## WHAT IS BEING ASKED
Copy out the listing that follows, exact in every word, and skip the images.

## DATASET SECTION
━━━━

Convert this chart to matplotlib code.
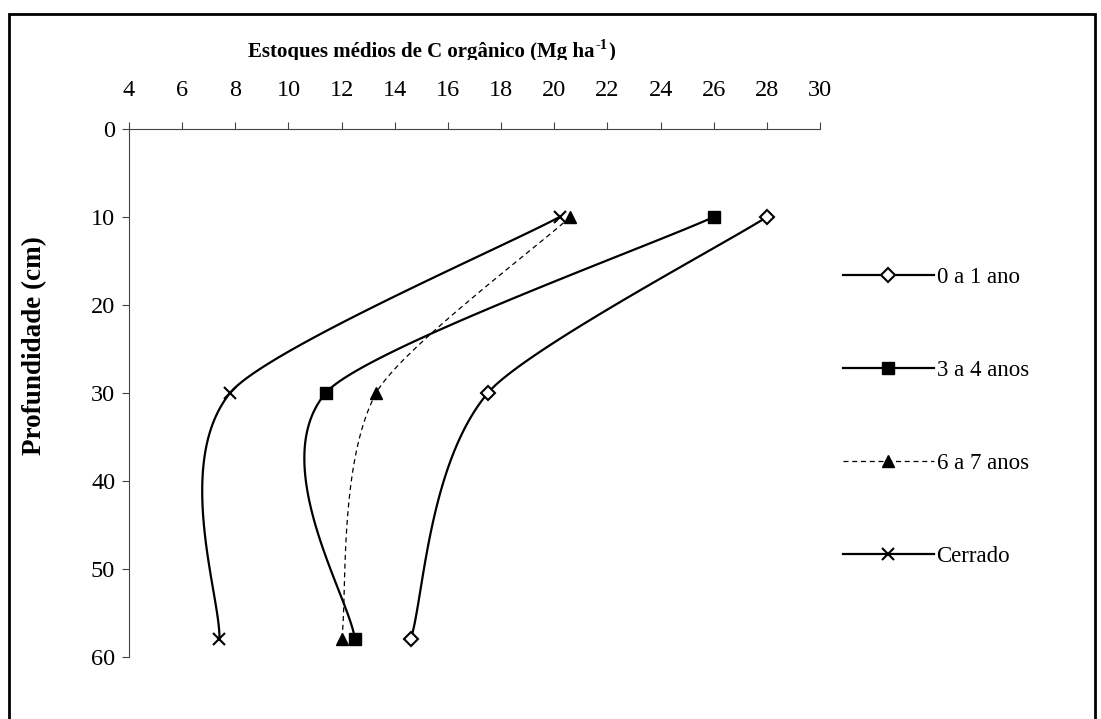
import numpy as np
import matplotlib.pyplot as plt
from matplotlib.patches import Rectangle
from matplotlib.lines import Line2D
from matplotlib.transforms import Bbox

plt.rcParams['font.family'] = ['Liberation Serif', 'DejaVu Serif']

depth = [10, 30, 58]
series_names = ["0 a 1 ano", "3 a 4 anos", "6 a 7 anos", "Cerrado"]
stock_0_1 = [28.0, 17.5, 14.6]
stock_3_4 = [26.0, 11.4, 12.5]
stock_6_7 = [20.6, 13.3, 12.0]
stock_cerrado = [20.2, 7.8, 7.4]

x_ticks = list(range(4, 31, 2))
y_ticks = list(range(0, 61, 10))

# pixels por unidade, para suavizar nas proporcoes da tela
SX = 691 / 26.0
SY = 528 / 60.0
ARM_BEFORE = 0.6  # braco mais curto antes do ponto (como o Excel parece fazer)


def smooth(xs, ys, n=60):
    """curva suavizada tipo Excel (Catmull-Rom -> Bezier)"""
    p = np.c_[np.array(xs) * SX, np.array(ys) * SY]
    p = np.vstack([p[:1], p, p[-1:]])
    out = []
    for i in range(1, len(p) - 2):
        p0, p1, p2, p3 = p[i - 1], p[i], p[i + 1], p[i + 2]
        c1 = p1 + (p2 - p0) / 6
        k = ARM_BEFORE if i + 2 < len(p) - 1 else 1.0
        c2 = p2 - k * (p3 - p1) / 6
        t = np.linspace(0, 1, n)[:, None]
        seg = (1 - t) ** 3 * p1 + 3 * (1 - t) ** 2 * t * c1 + 3 * (1 - t) * t ** 2 * c2 + t ** 3 * p2
        out.append(seg)
    out = np.vstack(out)
    return out[:, 0] / SX, out[:, 1] / SY


fig = plt.figure(figsize=(11.01, 7.19), dpi=100)
ax = fig.add_axes([0.1172, 0.0862, 0.6276, 0.7344])

styles = [
    dict(ls="-", lw=1.6, marker="D", ms=7.5, mfc="white", mec="black", mew=1.5),
    dict(ls="-", lw=1.6, marker="s", ms=8, mfc="black", mec="black"),
    dict(ls=(0, (4, 3)), lw=0.9, marker="^", ms=9, mfc="black", mec="black"),
    dict(ls="-", lw=1.6, marker="x", ms=9, mfc="none", mec="black", mew=1.5),
]
all_series = [stock_0_1, stock_3_4, stock_6_7, stock_cerrado]

handles = []
for name, vals, st in zip(series_names, all_series, styles):
    sx, sy = smooth(vals, depth)
    ax.plot(sx, sy, color="black", ls=st["ls"], lw=st["lw"], zorder=2)
    ax.plot(vals, depth, ls="none", marker=st["marker"], ms=st["ms"],
            mfc=st["mfc"], mec=st["mec"], mew=st.get("mew", 1), zorder=3)
    handles.append(Line2D([], [], color="black", ls=st["ls"], lw=st["lw"],
                          marker=st["marker"], ms=st["ms"], mfc=st["mfc"],
                          mec=st["mec"], mew=st.get("mew", 1), label=name))

ax.set_xlim(4, 30)
ax.set_ylim(60, 0)
ax.xaxis.tick_top()
ax.set_xticks(x_ticks)
ax.set_yticks(y_ticks)
ax.tick_params(axis="both", direction="out", length=5, width=0.8,
               color="#444444", labelsize=17.5, pad=5)
ax.tick_params(axis="x", pad=15)
for side in ["right", "bottom"]:
    ax.spines[side].set_visible(False)
for side in ["left", "top"]:
    ax.spines[side].set_color("#444444")
    ax.spines[side].set_linewidth(0.8)

ax.set_ylabel("Profundidade (cm)", fontsize=19.5, fontweight="bold")
ax.yaxis.set_label_coords(-0.118, 0.59)

# titulo cortado embaixo, como no original
clip = Bbox([[0, 719 - 60], [1101, 719]])
t1 = fig.text(0.2253, 0.9205, "Estoques médios de C orgânico (Mg ha",
              ha="left", va="baseline", fontsize=15, fontweight="bold")
t1.set_clip_box(clip)
t1.set_clip_on(True)
t2 = ax.annotate("-1", xy=(1, 1), xycoords=t1, xytext=(0.5, 2.5), textcoords="offset points",
                 ha="left", va="top", fontsize=10.5, fontweight="bold", annotation_clip=False)
t3 = ax.annotate(")", xy=(1, 0), xycoords=(t2, t1), xytext=(0.5, 0), textcoords="offset points",
                 ha="left", va="bottom", fontsize=15, fontweight="bold", annotation_clip=False)
t3.set_clip_box(clip)
t3.set_clip_on(True)

leg = fig.legend(handles=handles, loc="upper left", bbox_to_anchor=(0.757, 0.641),
                 frameon=False, fontsize=16.5, handlelength=4.0, handletextpad=0.1,
                 labelspacing=3.14, borderaxespad=0)

fig.patches.append(Rectangle((0.008, -0.02), 0.9865, 1.0, transform=fig.transFigure,
                             fill=False, edgecolor="black", lw=2))

fig.savefig("out.png", dpi=100)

━━━━

## FINISHED ANSWER
Convert this chart to matplotlib code.
import numpy as np
import matplotlib.pyplot as plt
from matplotlib.patches import Rectangle
from matplotlib.lines import Line2D
from matplotlib.transforms import Bbox

plt.rcParams['font.family'] = ['Liberation Serif', 'DejaVu Serif']

depth = [10, 30, 58]
series_names = ["0 a 1 ano", "3 a 4 anos", "6 a 7 anos", "Cerrado"]
stock_0_1 = [28.0, 17.5, 14.6]
stock_3_4 = [26.0, 11.4, 12.5]
stock_6_7 = [20.6, 13.3, 12.0]
stock_cerrado = [20.2, 7.8, 7.4]

x_ticks = list(range(4, 31, 2))
y_ticks = list(range(0, 61, 10))

# pixels por unidade, para suavizar nas proporcoes da tela
SX = 691 / 26.0
SY = 528 / 60.0
ARM_BEFORE = 0.6  # braco mais curto antes do ponto (como o Excel parece fazer)


def smooth(xs, ys, n=60):
    """curva suavizada tipo Excel (Catmull-Rom -> Bezier)"""
    p = np.c_[np.array(xs) * SX, np.array(ys) * SY]
    p = np.vstack([p[:1], p, p[-1:]])
    out = []
    for i in range(1, len(p) - 2):
        p0, p1, p2, p3 = p[i - 1], p[i], p[i + 1], p[i + 2]
        c1 = p1 + (p2 - p0) / 6
        k = ARM_BEFORE if i + 2 < len(p) - 1 else 1.0
        c2 = p2 - k * (p3 - p1) / 6
        t = np.linspace(0, 1, n)[:, None]
        seg = (1 - t) ** 3 * p1 + 3 * (1 - t) ** 2 * t * c1 + 3 * (1 - t) * t ** 2 * c2 + t ** 3 * p2
        out.append(seg)
    out = np.vstack(out)
    return out[:, 0] / SX, out[:, 1] / SY


fig = plt.figure(figsize=(11.01, 7.19), dpi=100)
ax = fig.add_axes([0.1172, 0.0862, 0.6276, 0.7344])

styles = [
    dict(ls="-", lw=1.6, marker="D", ms=7.5, mfc="white", mec="black", mew=1.5),
    dict(ls="-", lw=1.6, marker="s", ms=8, mfc="black", mec="black"),
    dict(ls=(0, (4, 3)), lw=0.9, marker="^", ms=9, mfc="black", mec="black"),
    dict(ls="-", lw=1.6, marker="x", ms=9, mfc="none", mec="black", mew=1.5),
]
all_series = [stock_0_1, stock_3_4, stock_6_7, stock_cerrado]

handles = []
for name, vals, st in zip(series_names, all_series, styles):
    sx, sy = smooth(vals, depth)
    ax.plot(sx, sy, color="black", ls=st["ls"], lw=st["lw"], zorder=2)
    ax.plot(vals, depth, ls="none", marker=st["marker"], ms=st["ms"],
            mfc=st["mfc"], mec=st["mec"], mew=st.get("mew", 1), zorder=3)
    handles.append(Line2D([], [], color="black", ls=st["ls"], lw=st["lw"],
                          marker=st["marker"], ms=st["ms"], mfc=st["mfc"],
                          mec=st["mec"], mew=st.get("mew", 1), label=name))

ax.set_xlim(4, 30)
ax.set_ylim(60, 0)
ax.xaxis.tick_top()
ax.set_xticks(x_ticks)
ax.set_yticks(y_ticks)
ax.tick_params(axis="both", direction="out", length=5, width=0.8,
               color="#444444", labelsize=17.5, pad=5)
ax.tick_params(axis="x", pad=15)
for side in ["right", "bottom"]:
    ax.spines[side].set_visible(False)
for side in ["left", "top"]:
    ax.spines[side].set_color("#444444")
    ax.spines[side].set_linewidth(0.8)

ax.set_ylabel("Profundidade (cm)", fontsize=19.5, fontweight="bold")
ax.yaxis.set_label_coords(-0.118, 0.59)

# titulo cortado embaixo, como no original
clip = Bbox([[0, 719 - 60], [1101, 719]])
t1 = fig.text(0.2253, 0.9205, "Estoques médios de C orgânico (Mg ha",
              ha="left", va="baseline", fontsize=15, fontweight="bold")
t1.set_clip_box(clip)
t1.set_clip_on(True)
t2 = ax.annotate("-1", xy=(1, 1), xycoords=t1, xytext=(0.5, 2.5), textcoords="offset points",
                 ha="left", va="top", fontsize=10.5, fontweight="bold", annotation_clip=False)
t3 = ax.annotate(")", xy=(1, 0), xycoords=(t2, t1), xytext=(0.5, 0), textcoords="offset points",
                 ha="left", va="bottom", fontsize=15, fontweight="bold", annotation_clip=False)
t3.set_clip_box(clip)
t3.set_clip_on(True)

leg = fig.legend(handles=handles, loc="upper left", bbox_to_anchor=(0.757, 0.641),
                 frameon=False, fontsize=16.5, handlelength=4.0, handletextpad=0.1,
                 labelspacing=3.14, borderaxespad=0)

fig.patches.append(Rectangle((0.008, -0.02), 0.9865, 1.0, transform=fig.transFigure,
                             fill=False, edgecolor="black", lw=2))

fig.savefig("out.png", dpi=100)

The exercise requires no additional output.